Fibble Arena for LLMs – LLMs vs Deceptive Wordle

Why Is One Lie So Devastating?

Fibble adds a single twist to Wordle: in every row of feedback, exactly one of the five color clues is a deliberate lie. That sounds minor — 80% of the information is still truthful — but it transforms the puzzle from a straightforward constraint-satisfaction problem into an abductive reasoning challenge, and the difference is enormous for LLMs.

In standard Wordle, each clue directly narrows the solution space. An LLM can treat feedback as a set of hard constraints and eliminate possibilities turn by turn. With one lie per row, that strategy collapses. The model must now consider five alternative worlds for every guess — one for each tile that could be the lie — and cross-reference these hypotheses across all previous rows to find the single consistent explanation. This is belief revision under uncertainty: the model must hold multiple contradictory hypotheses in mind, weigh evidence across turns, and retract earlier conclusions when new clues expose them as built on a lie.

This exposes a core LLM weakness. Standard language models process text left to right, accumulating context. They excel when each new piece of evidence reinforces a single line of reasoning. But Fibble requires non-monotonic reasoning — the ability to say "I was wrong about that earlier clue; let me reinterpret everything." Most models instead anchor on early feedback and fail to revise, which is why our daily results show win rates plummeting from Wordle to Fibble even though models get two extra guesses.
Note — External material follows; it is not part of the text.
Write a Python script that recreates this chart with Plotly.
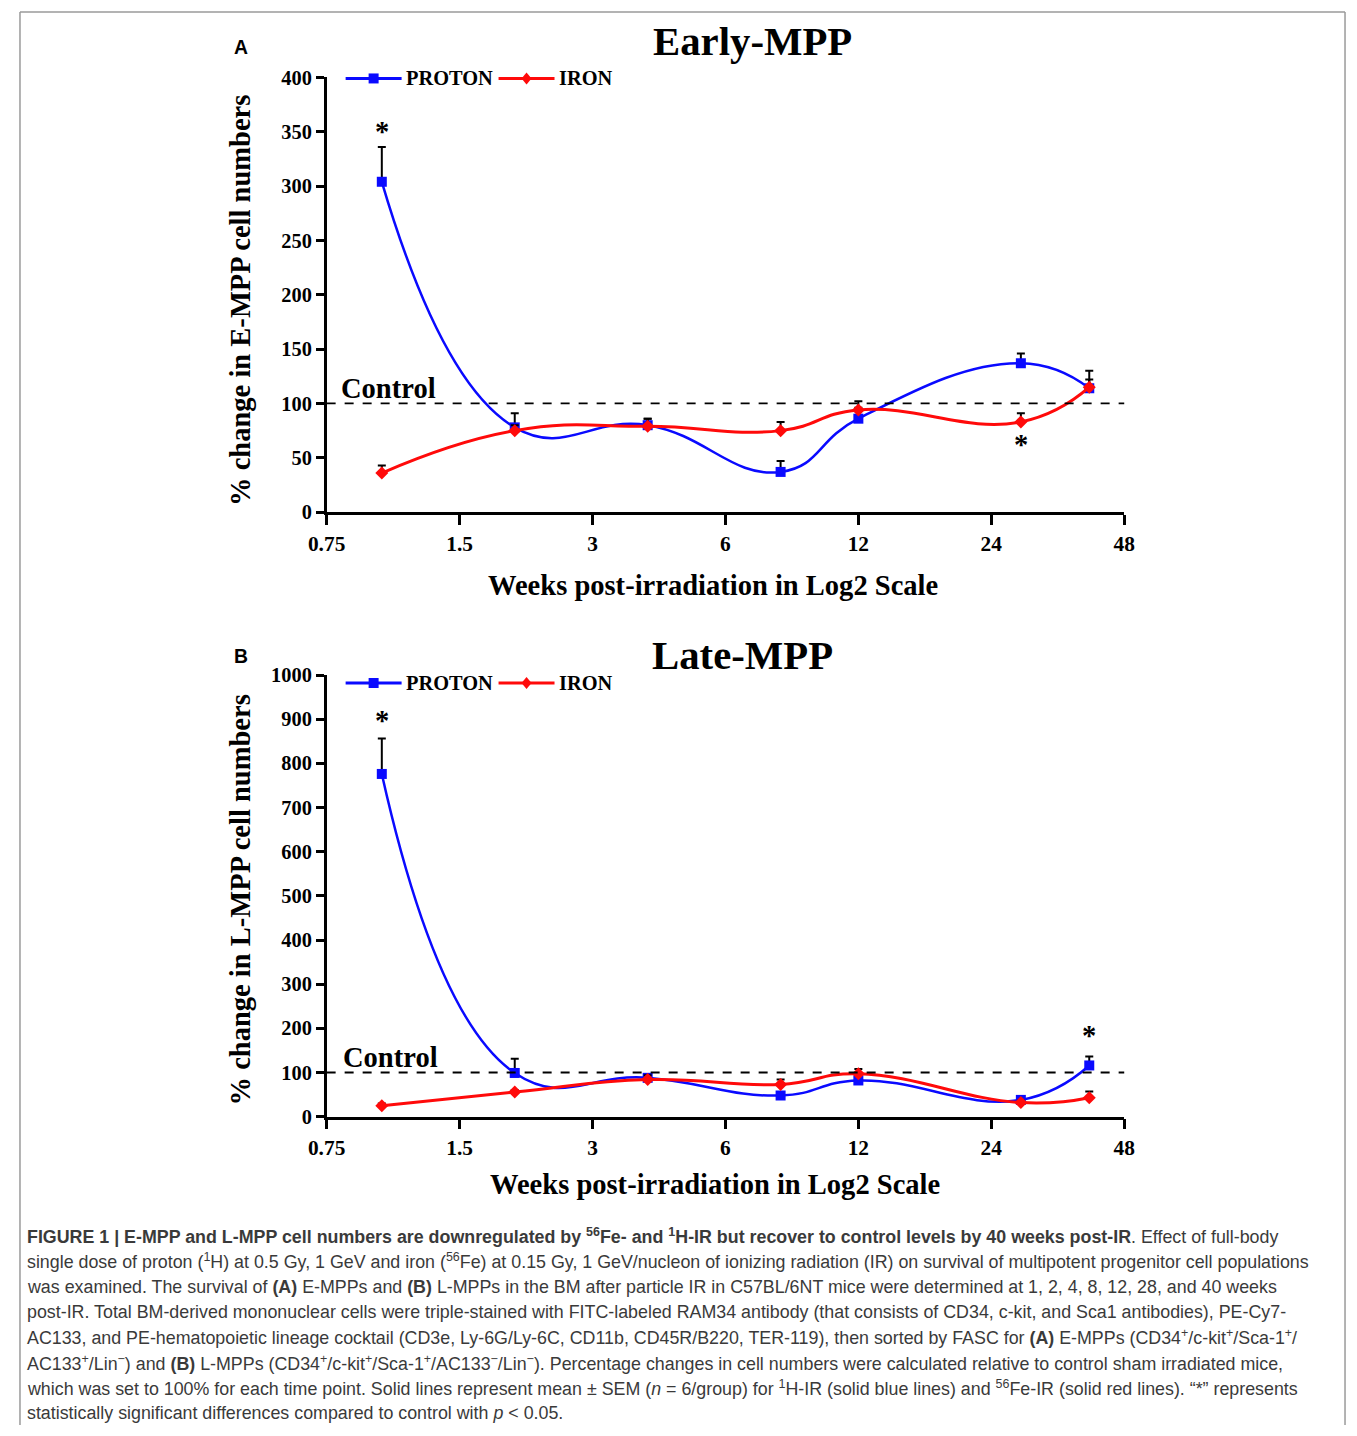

Even the newer reasoning models (o-series, GPT-5) that have largely solved standard Wordle still struggle with Fibble. Their chain-of-thought can spell out letters and check positional constraints, but systematically evaluating 5×N lie-hypothesis combinations across N rows of feedback is a combinatorial search that grows with each turn — exactly the kind of branching exploration that sequential chain-of-thought handles poorly. Fibble thus serves as a targeted stress test for multi-hypothesis reasoning and contradiction detection, capabilities that remain at the frontier of LLM research.